# Revolution preempted for Sandy news



## expmag (Dec 12, 2004)

When I went to watch the recent Revolution episode I had the Baltimore local news for the hour. Does anyone know when this episode will air on the East Coast?


----------



## busyba (Feb 5, 2003)

expmag said:


> When I went to watch the recent Revolution episode I had the Baltimore local news for the hour. Does anyone know when this episode will air on the East Coast?


According to the local news at the time, the preempted episodes of Revolution and The Voice will air Thursday.


----------



## jay_man2 (Sep 15, 2003)

It's up on nbc.com


----------



## MikeAndrews (Jan 17, 2002)

The real world is showing Revolution what a power disaster really looks like?

Or when do the riots and mayhem start and the government collapses?


----------



## adavidw (Feb 23, 2000)

Update: The Voice will air Thursday. Revolution is scheduled to air Friday. The comedies normally on Thursday get bumped a week with the exception of 30 Rock, which is moving a day earlier (to today) and taking Animal Practice's place.


----------



## omnibus (Sep 25, 2001)

Here in the Denver market Hawaii 5-0 was preempted as well.


----------



## lpwcomp (May 6, 2002)

Looks like it was a local decision. "Revolution" aired here.


----------



## morac (Mar 14, 2003)

Revolution aired on a sub-channel in my area.


----------



## sieglinde (Aug 11, 2002)

West Coasters, check your Hawaii 5-0 and other CBS programs from Monday the 29th.
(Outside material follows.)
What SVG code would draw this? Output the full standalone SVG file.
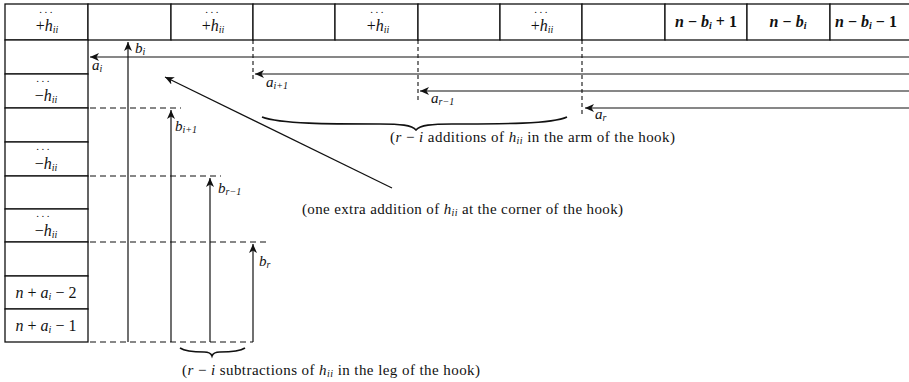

My Hawaii 5-0 was preempted and CBS said everything else was repeats that night.


----------



## lpwcomp (May 6, 2002)

Some Tuesday programming was affected as well.


----------



## WhiskeyTango (Sep 20, 2006)

Revolution was set to reair tonight at 8pm but was bumped by the telethon and will now air at 10pm.


----------



## mattack (Apr 9, 2001)

nbc.com says dateline at 10.. But I think I got revolution as normal on Monday..


----------